La relazione illustrativa all’emendamento governativo che ha introdotto tale disposizione espressamente precisa, infatti, l’intenzione di superare gli ultimi orientamenti della Corte di cassazione (sono citate le ordinanze della Corte di cassazione n. 4170 e n. 4166 del 2020).
L’art. 1, comma 741, lettera b), della legge n. 160 del 2019 è stato pertanto integrato prevedendo che “nel caso in cui i componenti del nucleo familiare abbiano stabilito la dimora abituale e la residenza anagrafica in immobili diversi situati nel territorio comunale o in comuni diversi, le agevolazioni per l’abitazione principale e per le relative pertinenze in relazione al nucleo familiare si applicano per un solo immobile, scelto dai componenti del nucleo familiare”.

La pronuncia della Corte Costituzionale sull’anticostituzionalità delle disposizioni  
La Corte Costituzionale, chiamata a pronunciarsi sulla legittimità di tale disposizione, ha affermato che va dichiarata l’illegittimità costituzionale, con riguardo alla lettera b), del comma 741, dell’art. 1, della legge n. 160 del 2019, dove, in relazione alla cosiddetta “nuova IMU”, è stato identicamente ribadito che “per abitazione principale si intende l’immobile, iscritto o iscrivibile nel catasto edilizio urbano come unica unità immobiliare, nel quale il possessore e i componenti del suo nucleo familiare dimorano abitualmente e risiedono anagraficamente. Nel caso in cui i componenti del nucleo familiare abbiano stabilito la dimora abituale e la residenza anagrafica in immobili diversi situati nel territorio comunale, le agevolazioni per l’abitazione principale e per le relative pertinenze in relazione al nucleo familiare si applicano per un solo immobile”.

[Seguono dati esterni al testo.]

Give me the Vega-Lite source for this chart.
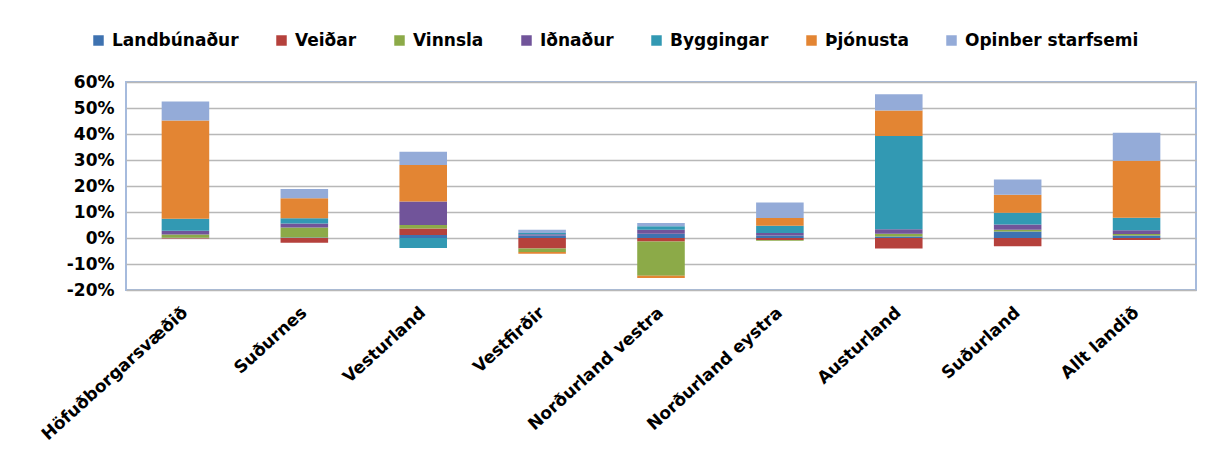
{
  "$schema": "https://vega.github.io/schema/vega-lite/v6.json",
  "autosize": {"type": "none"},
  "width": 1070,
  "height": 208,
  "padding": {"left": 126, "top": 82, "right": 14, "bottom": 173},
  "background": "white",
  "data": {
    "values": [
      {"region": "Höfuðborgarsvæðið", "sector": "Landbúnaður", "o": 1, "value": 0.001},
      {"region": "Höfuðborgarsvæðið", "sector": "Veiðar", "o": 2, "value": -0.002},
      {"region": "Höfuðborgarsvæðið", "sector": "Vinnsla", "o": 3, "value": 0.012},
      {"region": "Höfuðborgarsvæðið", "sector": "Iðnaður", "o": 4, "value": 0.015},
      {"region": "Höfuðborgarsvæðið", "sector": "Byggingar", "o": 5, "value": 0.046},
      {"region": "Höfuðborgarsvæðið", "sector": "Þjónusta", "o": 6, "value": 0.378},
      {"region": "Höfuðborgarsvæðið", "sector": "Opinber starfsemi", "o": 7, "value": 0.073},
      {"region": "Suðurnes", "sector": "Landbúnaður", "o": 1, "value": 0.002},
      {"region": "Suðurnes", "sector": "Veiðar", "o": 2, "value": -0.018},
      {"region": "Suðurnes", "sector": "Vinnsla", "o": 3, "value": 0.038},
      {"region": "Suðurnes", "sector": "Iðnaður", "o": 4, "value": 0.016},
      {"region": "Suðurnes", "sector": "Byggingar", "o": 5, "value": 0.020},
      {"region": "Suðurnes", "sector": "Þjónusta", "o": 6, "value": 0.077},
      {"region": "Suðurnes", "sector": "Opinber starfsemi", "o": 7, "value": 0.035},
      {"region": "Vesturland", "sector": "Landbúnaður", "o": 1, "value": 0.012},
      {"region": "Vesturland", "sector": "Veiðar", "o": 2, "value": 0.025},
      {"region": "Vesturland", "sector": "Vinnsla", "o": 3, "value": 0.013},
      {"region": "Vesturland", "sector": "Iðnaður", "o": 4, "value": 0.090},
      {"region": "Vesturland", "sector": "Byggingar", "o": 5, "value": -0.038},
      {"region": "Vesturland", "sector": "Þjónusta", "o": 6, "value": 0.141},
      {"region": "Vesturland", "sector": "Opinber starfsemi", "o": 7, "value": 0.051},
      {"region": "Vestfirðir", "sector": "Landbúnaður", "o": 1, "value": 0.010},
      {"region": "Vestfirðir", "sector": "Veiðar", "o": 2, "value": -0.040},
      {"region": "Vestfirðir", "sector": "Vinnsla", "o": 3, "value": -0.014},
      {"region": "Vestfirðir", "sector": "Iðnaður", "o": 4, "value": 0.004},
      {"region": "Vestfirðir", "sector": "Byggingar", "o": 5, "value": 0.005},
      {"region": "Vestfirðir", "sector": "Þjónusta", "o": 6, "value": -0.007},
      {"region": "Vestfirðir", "sector": "Opinber starfsemi", "o": 7, "value": 0.013},
      {"region": "Norðurland vestra", "sector": "Landbúnaður", "o": 1, "value": 0.016},
      {"region": "Norðurland vestra", "sector": "Veiðar", "o": 2, "value": -0.013},
      {"region": "Norðurland vestra", "sector": "Vinnsla", "o": 3, "value": -0.132},
      {"region": "Norðurland vestra", "sector": "Iðnaður", "o": 4, "value": 0.016},
      {"region": "Norðurland vestra", "sector": "Byggingar", "o": 5, "value": 0.013},
      {"region": "Norðurland vestra", "sector": "Þjónusta", "o": 6, "value": -0.009},
      {"region": "Norðurland vestra", "sector": "Opinber starfsemi", "o": 7, "value": 0.013},
      {"region": "Norðurland eystra", "sector": "Landbúnaður", "o": 1, "value": 0.010},
      {"region": "Norðurland eystra", "sector": "Veiðar", "o": 2, "value": -0.008},
      {"region": "Norðurland eystra", "sector": "Vinnsla", "o": 3, "value": -0.003},
      {"region": "Norðurland eystra", "sector": "Iðnaður", "o": 4, "value": 0.009},
      {"region": "Norðurland eystra", "sector": "Byggingar", "o": 5, "value": 0.028},
      {"region": "Norðurland eystra", "sector": "Þjónusta", "o": 6, "value": 0.030},
      {"region": "Norðurland eystra", "sector": "Opinber starfsemi", "o": 7, "value": 0.060},
      {"region": "Austurland", "sector": "Landbúnaður", "o": 1, "value": 0.006},
      {"region": "Austurland", "sector": "Veiðar", "o": 2, "value": -0.040},
      {"region": "Austurland", "sector": "Vinnsla", "o": 3, "value": 0.010},
      {"region": "Austurland", "sector": "Iðnaður", "o": 4, "value": 0.018},
      {"region": "Austurland", "sector": "Byggingar", "o": 5, "value": 0.358},
      {"region": "Austurland", "sector": "Þjónusta", "o": 6, "value": 0.098},
      {"region": "Austurland", "sector": "Opinber starfsemi", "o": 7, "value": 0.063},
      {"region": "Suðurland", "sector": "Landbúnaður", "o": 1, "value": 0.025},
      {"region": "Suðurland", "sector": "Veiðar", "o": 2, "value": -0.032},
      {"region": "Suðurland", "sector": "Vinnsla", "o": 3, "value": 0.007},
      {"region": "Suðurland", "sector": "Iðnaður", "o": 4, "value": 0.020},
      {"region": "Suðurland", "sector": "Byggingar", "o": 5, "value": 0.045},
      {"region": "Suðurland", "sector": "Þjónusta", "o": 6, "value": 0.069},
      {"region": "Suðurland", "sector": "Opinber starfsemi", "o": 7, "value": 0.059},
      {"region": "Allt landið", "sector": "Landbúnaður", "o": 1, "value": 0.010},
      {"region": "Allt landið", "sector": "Veiðar", "o": 2, "value": -0.008},
      {"region": "Allt landið", "sector": "Vinnsla", "o": 3, "value": 0.005},
      {"region": "Allt landið", "sector": "Iðnaður", "o": 4, "value": 0.015},
      {"region": "Allt landið", "sector": "Byggingar", "o": 5, "value": 0.048},
      {"region": "Allt landið", "sector": "Þjónusta", "o": 6, "value": 0.219},
      {"region": "Allt landið", "sector": "Opinber starfsemi", "o": 7, "value": 0.108}
    ]
  },
  "mark": {"type": "bar"},
  "encoding": {
    "x": {
      "field": "region",
      "type": "nominal",
      "sort": null,
      "scale": {"paddingInner": 0.6, "paddingOuter": 0.3},
      "axis": {
        "title": null,
        "labelAngle": -42,
        "labelAlign": "right",
        "labelBaseline": "middle",
        "labelPadding": 20,
        "labelLimit": 0,
        "labelOverlap": false,
        "ticks": false,
        "domain": false,
        "labelFont": "DejaVu Sans",
        "labelFontSize": 17,
        "labelFontWeight": "bold",
        "labelColor": "#000000"
      }
    },
    "y": {
      "field": "value",
      "type": "quantitative",
      "stack": "zero",
      "scale": {"domain": [-0.2, 0.6], "nice": false},
      "axis": {
        "title": null,
        "labelExpr": "replace(format(datum.value, '.0%'), '−', '-')",
        "values": [-0.2, -0.1, 0, 0.1, 0.2, 0.3, 0.4, 0.5, 0.6],
        "ticks": false,
        "domain": false,
        "labelPadding": 12,
        "labelFont": "DejaVu Sans",
        "labelFontSize": 17,
        "labelFontWeight": "bold",
        "labelColor": "#000000",
        "gridColor": "#b8b8b8",
        "gridWidth": 1.5
      }
    },
    "color": {
      "field": "sector",
      "type": "nominal",
      "scale": {
        "domain": ["Landbúnaður", "Veiðar", "Vinnsla", "Iðnaður", "Byggingar", "Þjónusta", "Opinber starfsemi"],
        "range": ["#3E72B0", "#B5413C", "#8CAA48", "#71549A", "#3299B3", "#E38533", "#94ABD8"]
      },
      "legend": {
        "title": null,
        "orient": "none",
        "direction": "horizontal",
        "columns": 7,
        "gridAlign": "none",
        "legendX": -36,
        "legendY": -50,
        "symbolType": "square",
        "symbolSize": 110,
        "symbolStrokeWidth": 0,
        "labelFont": "DejaVu Sans",
        "labelFontSize": 17,
        "labelFontWeight": "bold",
        "labelColor": "#000000",
        "labelLimit": 0,
        "labelOffset": 5,
        "columnPadding": 34
      }
    },
    "order": {"field": "o", "type": "quantitative"}
  },
  "config": {
    "view": {"stroke": "#a6bbdd", "strokeWidth": 2}
  }
}
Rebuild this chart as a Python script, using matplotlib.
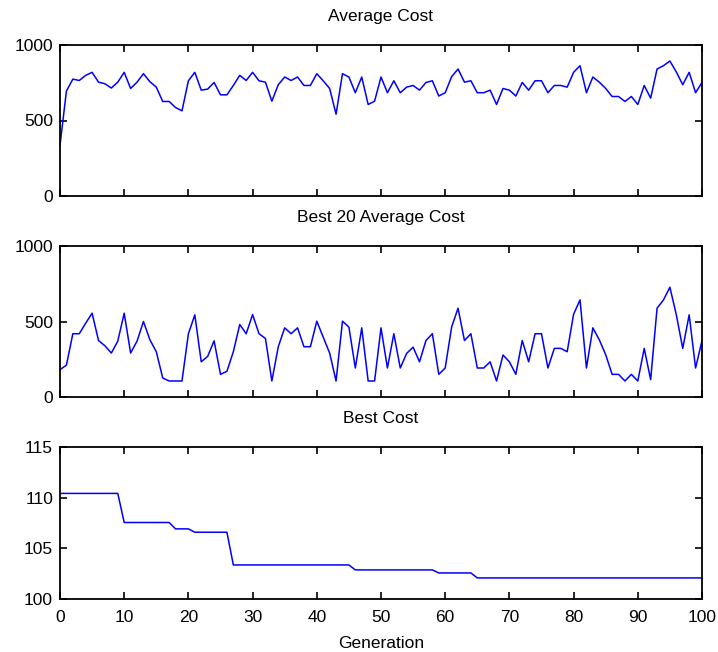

Con riferimento al primo periodo di tale disposizione, la dichiarazione di illegittimità costituzionale in via consequenziale va dichiarata nella parte in cui stabilisce “per abitazione principale si intende l’immobile, iscritto o iscrivibile nel catasto edilizio urbano come unica unità immobiliare, nel quale il possessore e i componenti del suo nucleo familiare dimorano abitualmente e risiedono anagraficamente”, anziché disporre: “per abitazione principale si intende l’immobile, iscritto o iscrivibile nel catasto edilizio urbano come unica unità immobiliare, nel quale il possessore dimora abitualmente e risiede anagraficamente”.
Afferma la Corte Costituzionale che, con riferimento al secondo periodo, essa investe, invece, l’intera disposizione, poiché deve essere dichiarata l’illegittimità costituzionale in via consequenziale anche dell’ultima formulazione del medesimo comma 741, lettera b), secondo periodo, all’esito delle modifiche apportate con l’art. 5-decies, comma 1, del D.L. n. 146 del 2021, come convertito, che dispone “per abitazione principale si intende l’immobile, iscritto o iscrivibile nel catasto edilizio urbano come unica unità immobiliare, nel quale il possessore e i componenti del suo nucleo familiare dimorano abitualmente e risiedono anagraficamente. Nel caso in cui i componenti del nucleo familiare abbiano stabilito la dimora abituale e la residenza anagrafica in immobili diversi situati nel territorio comunale o in comuni diversi, le agevolazioni per l’abitazione principale e per le relative pertinenze in relazione al nucleo familiare si applicano per un solo immobile, scelto dai componenti del nucleo familiare”.
Per la Corte Costituzionale, consentendo alla scelta dei contribuenti l’individuazione dell’unico immobile da esentare, la novella disancora, ancora una volta, la spettanza del beneficio dall’effettività del luogo di dimora abituale, negando così una doppia esenzione per ciascuno degli immobili nei quali i coniugi o i componenti di una unione civile abbiano avuto l’esigenza, in forza delle necessità della vita, di stabilirla, assieme, ovviamente, alla residenza anagrafica.
La Corte chiarisce che le dichiarazioni di illegittimità costituzionale viste valgono a rimuovere i “vulnera” agli articoli 3, 31 e 53 Cost., imputabili all’attuale disciplina dell’esenzione IMU con riguardo alle abitazioni principali, ma non determinano, in alcun modo, una situazione in cui le “seconde case” delle coppie unite in matrimonio o in unione civile ne possano usufruire. Ove queste abbiano la stessa dimora abituale (e quindi principale) l’esenzione spetta una sola volta.
Il venir meno di automatismi, ritenuti incompatibili con i suddetti parametri, responsabilizza i comuni e le altre autorità preposte ad effettuare adeguati controlli al riguardo; controlli che la legislazione vigente consente in termini senz’altro efficaci.